## DIRECTIVE:
Copy each line below exactly and leave the pictures out.

## SUPPLIED DATA:
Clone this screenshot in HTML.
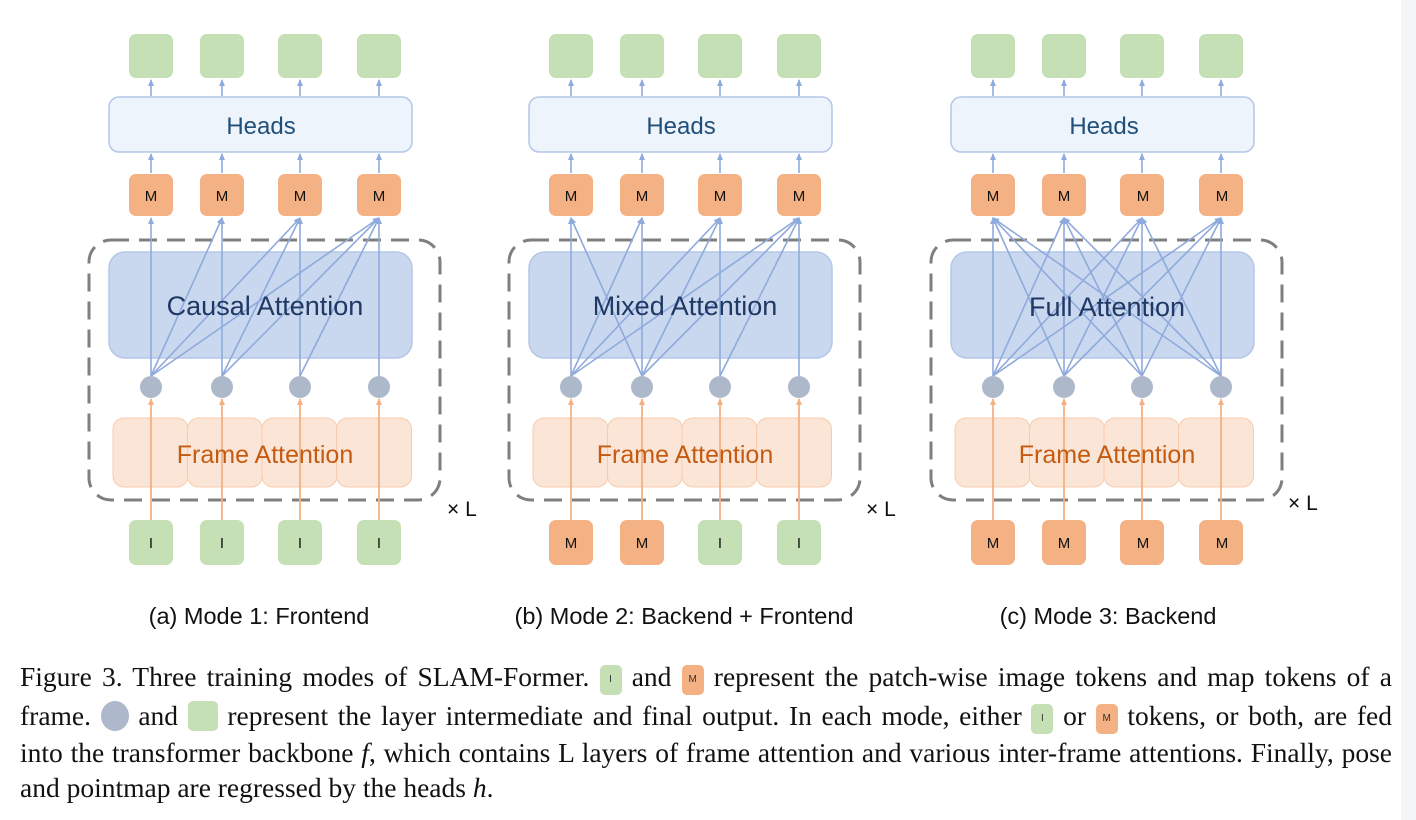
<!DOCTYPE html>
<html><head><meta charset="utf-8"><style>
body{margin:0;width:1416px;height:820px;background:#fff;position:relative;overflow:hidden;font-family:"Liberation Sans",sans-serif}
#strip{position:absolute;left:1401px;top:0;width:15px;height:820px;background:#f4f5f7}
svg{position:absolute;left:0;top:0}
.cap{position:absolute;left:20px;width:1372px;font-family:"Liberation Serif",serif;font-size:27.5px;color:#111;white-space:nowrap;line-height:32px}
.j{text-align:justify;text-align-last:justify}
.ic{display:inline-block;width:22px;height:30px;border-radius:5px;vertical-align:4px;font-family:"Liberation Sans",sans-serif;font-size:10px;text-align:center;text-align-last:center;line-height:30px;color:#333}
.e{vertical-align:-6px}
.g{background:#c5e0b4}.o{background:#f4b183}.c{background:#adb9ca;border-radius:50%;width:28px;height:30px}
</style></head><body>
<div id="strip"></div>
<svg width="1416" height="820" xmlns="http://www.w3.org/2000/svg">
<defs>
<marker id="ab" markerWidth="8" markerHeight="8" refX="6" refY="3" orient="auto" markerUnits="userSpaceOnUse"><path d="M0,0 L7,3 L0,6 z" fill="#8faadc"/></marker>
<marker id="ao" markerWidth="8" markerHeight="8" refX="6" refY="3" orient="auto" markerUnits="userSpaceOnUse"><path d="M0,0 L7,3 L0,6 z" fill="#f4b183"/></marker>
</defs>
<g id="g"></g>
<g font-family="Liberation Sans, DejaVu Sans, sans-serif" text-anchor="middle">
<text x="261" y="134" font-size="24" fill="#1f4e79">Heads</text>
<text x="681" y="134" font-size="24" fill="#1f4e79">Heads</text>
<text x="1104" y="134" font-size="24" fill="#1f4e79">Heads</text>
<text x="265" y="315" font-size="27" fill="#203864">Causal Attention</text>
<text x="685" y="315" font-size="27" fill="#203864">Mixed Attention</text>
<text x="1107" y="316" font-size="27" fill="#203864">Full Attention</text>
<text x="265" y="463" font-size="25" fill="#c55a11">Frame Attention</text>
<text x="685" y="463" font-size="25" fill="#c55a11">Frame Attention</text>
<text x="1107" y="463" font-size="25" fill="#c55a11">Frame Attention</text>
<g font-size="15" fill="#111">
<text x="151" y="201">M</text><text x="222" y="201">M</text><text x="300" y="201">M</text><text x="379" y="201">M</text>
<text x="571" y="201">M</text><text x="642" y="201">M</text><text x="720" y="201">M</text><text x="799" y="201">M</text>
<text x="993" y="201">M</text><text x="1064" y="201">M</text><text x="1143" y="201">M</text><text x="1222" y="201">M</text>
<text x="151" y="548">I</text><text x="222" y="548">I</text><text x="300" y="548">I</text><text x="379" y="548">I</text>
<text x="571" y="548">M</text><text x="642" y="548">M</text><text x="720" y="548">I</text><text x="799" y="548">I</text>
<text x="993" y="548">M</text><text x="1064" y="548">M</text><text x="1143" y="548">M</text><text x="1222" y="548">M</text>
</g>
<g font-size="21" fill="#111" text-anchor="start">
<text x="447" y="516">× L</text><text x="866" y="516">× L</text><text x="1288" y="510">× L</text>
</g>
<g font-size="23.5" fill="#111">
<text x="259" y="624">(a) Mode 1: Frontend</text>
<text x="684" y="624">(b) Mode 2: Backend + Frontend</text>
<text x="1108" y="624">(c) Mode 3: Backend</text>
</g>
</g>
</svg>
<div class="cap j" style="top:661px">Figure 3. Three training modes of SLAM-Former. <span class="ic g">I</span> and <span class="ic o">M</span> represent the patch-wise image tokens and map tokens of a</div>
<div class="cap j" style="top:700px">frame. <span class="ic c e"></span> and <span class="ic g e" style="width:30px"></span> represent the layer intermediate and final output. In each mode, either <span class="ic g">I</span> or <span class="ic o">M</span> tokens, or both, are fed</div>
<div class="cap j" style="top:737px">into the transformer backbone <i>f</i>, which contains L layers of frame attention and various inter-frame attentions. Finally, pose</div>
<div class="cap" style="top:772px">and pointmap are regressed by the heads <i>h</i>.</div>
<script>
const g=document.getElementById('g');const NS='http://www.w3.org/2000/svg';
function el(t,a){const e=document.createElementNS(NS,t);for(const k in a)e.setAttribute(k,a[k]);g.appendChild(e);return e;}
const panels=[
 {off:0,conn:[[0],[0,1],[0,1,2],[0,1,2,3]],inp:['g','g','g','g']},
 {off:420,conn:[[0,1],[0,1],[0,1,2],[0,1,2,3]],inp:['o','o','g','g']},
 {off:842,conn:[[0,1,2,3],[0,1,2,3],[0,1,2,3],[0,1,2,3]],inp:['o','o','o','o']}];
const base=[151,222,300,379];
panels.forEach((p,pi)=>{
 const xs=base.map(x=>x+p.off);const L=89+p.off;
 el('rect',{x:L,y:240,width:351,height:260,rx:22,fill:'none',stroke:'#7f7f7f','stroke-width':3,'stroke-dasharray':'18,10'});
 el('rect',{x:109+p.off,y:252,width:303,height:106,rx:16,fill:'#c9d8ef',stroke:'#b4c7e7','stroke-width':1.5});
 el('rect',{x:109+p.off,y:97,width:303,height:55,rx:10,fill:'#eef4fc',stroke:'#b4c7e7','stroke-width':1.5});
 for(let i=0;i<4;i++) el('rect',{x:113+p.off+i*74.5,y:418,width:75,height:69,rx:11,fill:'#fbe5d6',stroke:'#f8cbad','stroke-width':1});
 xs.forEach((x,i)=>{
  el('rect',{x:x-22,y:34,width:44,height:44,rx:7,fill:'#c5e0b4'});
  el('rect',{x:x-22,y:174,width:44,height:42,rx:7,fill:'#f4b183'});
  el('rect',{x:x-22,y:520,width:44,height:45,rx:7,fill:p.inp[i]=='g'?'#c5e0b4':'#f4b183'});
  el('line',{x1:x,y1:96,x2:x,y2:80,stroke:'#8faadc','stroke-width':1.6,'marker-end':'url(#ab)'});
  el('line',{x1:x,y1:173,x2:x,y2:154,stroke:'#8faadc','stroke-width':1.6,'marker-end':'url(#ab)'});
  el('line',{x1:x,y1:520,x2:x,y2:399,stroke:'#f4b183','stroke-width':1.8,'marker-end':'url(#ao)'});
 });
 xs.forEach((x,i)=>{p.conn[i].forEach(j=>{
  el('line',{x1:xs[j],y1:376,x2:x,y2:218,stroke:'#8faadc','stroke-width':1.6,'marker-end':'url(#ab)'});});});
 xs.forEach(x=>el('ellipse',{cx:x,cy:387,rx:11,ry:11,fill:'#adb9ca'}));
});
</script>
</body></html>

## RESPONSE TO THIS EXERCISE:
Clone this screenshot in HTML.
<!DOCTYPE html>
<html><head><meta charset="utf-8"><style>
body{margin:0;width:1416px;height:820px;background:#fff;position:relative;overflow:hidden;font-family:"Liberation Sans",sans-serif}
#strip{position:absolute;left:1401px;top:0;width:15px;height:820px;background:#f4f5f7}
svg{position:absolute;left:0;top:0}
.cap{position:absolute;left:20px;width:1372px;font-family:"Liberation Serif",serif;font-size:27.5px;color:#111;white-space:nowrap;line-height:32px}
.j{text-align:justify;text-align-last:justify}
.ic{display:inline-block;width:22px;height:30px;border-radius:5px;vertical-align:4px;font-family:"Liberation Sans",sans-serif;font-size:10px;text-align:center;text-align-last:center;line-height:30px;color:#333}
.e{vertical-align:-6px}
.g{background:#c5e0b4}.o{background:#f4b183}.c{background:#adb9ca;border-radius:50%;width:28px;height:30px}
</style></head><body>
<div id="strip"></div>
<svg width="1416" height="820" xmlns="http://www.w3.org/2000/svg">
<defs>
<marker id="ab" markerWidth="8" markerHeight="8" refX="6" refY="3" orient="auto" markerUnits="userSpaceOnUse"><path d="M0,0 L7,3 L0,6 z" fill="#8faadc"/></marker>
<marker id="ao" markerWidth="8" markerHeight="8" refX="6" refY="3" orient="auto" markerUnits="userSpaceOnUse"><path d="M0,0 L7,3 L0,6 z" fill="#f4b183"/></marker>
</defs>
<g id="g"></g>
<g font-family="Liberation Sans, DejaVu Sans, sans-serif" text-anchor="middle">
<text x="261" y="134" font-size="24" fill="#1f4e79">Heads</text>
<text x="681" y="134" font-size="24" fill="#1f4e79">Heads</text>
<text x="1104" y="134" font-size="24" fill="#1f4e79">Heads</text>
<text x="265" y="315" font-size="27" fill="#203864">Causal Attention</text>
<text x="685" y="315" font-size="27" fill="#203864">Mixed Attention</text>
<text x="1107" y="316" font-size="27" fill="#203864">Full Attention</text>
<text x="265" y="463" font-size="25" fill="#c55a11">Frame Attention</text>
<text x="685" y="463" font-size="25" fill="#c55a11">Frame Attention</text>
<text x="1107" y="463" font-size="25" fill="#c55a11">Frame Attention</text>
<g font-size="15" fill="#111">
<text x="151" y="201">M</text><text x="222" y="201">M</text><text x="300" y="201">M</text><text x="379" y="201">M</text>
<text x="571" y="201">M</text><text x="642" y="201">M</text><text x="720" y="201">M</text><text x="799" y="201">M</text>
<text x="993" y="201">M</text><text x="1064" y="201">M</text><text x="1143" y="201">M</text><text x="1222" y="201">M</text>
<text x="151" y="548">I</text><text x="222" y="548">I</text><text x="300" y="548">I</text><text x="379" y="548">I</text>
<text x="571" y="548">M</text><text x="642" y="548">M</text><text x="720" y="548">I</text><text x="799" y="548">I</text>
<text x="993" y="548">M</text><text x="1064" y="548">M</text><text x="1143" y="548">M</text><text x="1222" y="548">M</text>
</g>
<g font-size="21" fill="#111" text-anchor="start">
<text x="447" y="516">× L</text><text x="866" y="516">× L</text><text x="1288" y="510">× L</text>
</g>
<g font-size="23.5" fill="#111">
<text x="259" y="624">(a) Mode 1: Frontend</text>
<text x="684" y="624">(b) Mode 2: Backend + Frontend</text>
<text x="1108" y="624">(c) Mode 3: Backend</text>
</g>
</g>
</svg>
<div class="cap j" style="top:661px">Figure 3. Three training modes of SLAM-Former. <span class="ic g">I</span> and <span class="ic o">M</span> represent the patch-wise image tokens and map tokens of a</div>
<div class="cap j" style="top:700px">frame. <span class="ic c e"></span> and <span class="ic g e" style="width:30px"></span> represent the layer intermediate and final output. In each mode, either <span class="ic g">I</span> or <span class="ic o">M</span> tokens, or both, are fed</div>
<div class="cap j" style="top:737px">into the transformer backbone <i>f</i>, which contains L layers of frame attention and various inter-frame attentions. Finally, pose</div>
<div class="cap" style="top:772px">and pointmap are regressed by the heads <i>h</i>.</div>
<script>
const g=document.getElementById('g');const NS='http://www.w3.org/2000/svg';
function el(t,a){const e=document.createElementNS(NS,t);for(const k in a)e.setAttribute(k,a[k]);g.appendChild(e);return e;}
const panels=[
 {off:0,conn:[[0],[0,1],[0,1,2],[0,1,2,3]],inp:['g','g','g','g']},
 {off:420,conn:[[0,1],[0,1],[0,1,2],[0,1,2,3]],inp:['o','o','g','g']},
 {off:842,conn:[[0,1,2,3],[0,1,2,3],[0,1,2,3],[0,1,2,3]],inp:['o','o','o','o']}];
const base=[151,222,300,379];
panels.forEach((p,pi)=>{
 const xs=base.map(x=>x+p.off);const L=89+p.off;
 el('rect',{x:L,y:240,width:351,height:260,rx:22,fill:'none',stroke:'#7f7f7f','stroke-width':3,'stroke-dasharray':'18,10'});
 el('rect',{x:109+p.off,y:252,width:303,height:106,rx:16,fill:'#c9d8ef',stroke:'#b4c7e7','stroke-width':1.5});
 el('rect',{x:109+p.off,y:97,width:303,height:55,rx:10,fill:'#eef4fc',stroke:'#b4c7e7','stroke-width':1.5});
 for(let i=0;i<4;i++) el('rect',{x:113+p.off+i*74.5,y:418,width:75,height:69,rx:11,fill:'#fbe5d6',stroke:'#f8cbad','stroke-width':1});
 xs.forEach((x,i)=>{
  el('rect',{x:x-22,y:34,width:44,height:44,rx:7,fill:'#c5e0b4'});
  el('rect',{x:x-22,y:174,width:44,height:42,rx:7,fill:'#f4b183'});
  el('rect',{x:x-22,y:520,width:44,height:45,rx:7,fill:p.inp[i]=='g'?'#c5e0b4':'#f4b183'});
  el('line',{x1:x,y1:96,x2:x,y2:80,stroke:'#8faadc','stroke-width':1.6,'marker-end':'url(#ab)'});
  el('line',{x1:x,y1:173,x2:x,y2:154,stroke:'#8faadc','stroke-width':1.6,'marker-end':'url(#ab)'});
  el('line',{x1:x,y1:520,x2:x,y2:399,stroke:'#f4b183','stroke-width':1.8,'marker-end':'url(#ao)'});
 });
 xs.forEach((x,i)=>{p.conn[i].forEach(j=>{
  el('line',{x1:xs[j],y1:376,x2:x,y2:218,stroke:'#8faadc','stroke-width':1.6,'marker-end':'url(#ab)'});});});
 xs.forEach(x=>el('ellipse',{cx:x,cy:387,rx:11,ry:11,fill:'#adb9ca'}));
});
</script>
</body></html>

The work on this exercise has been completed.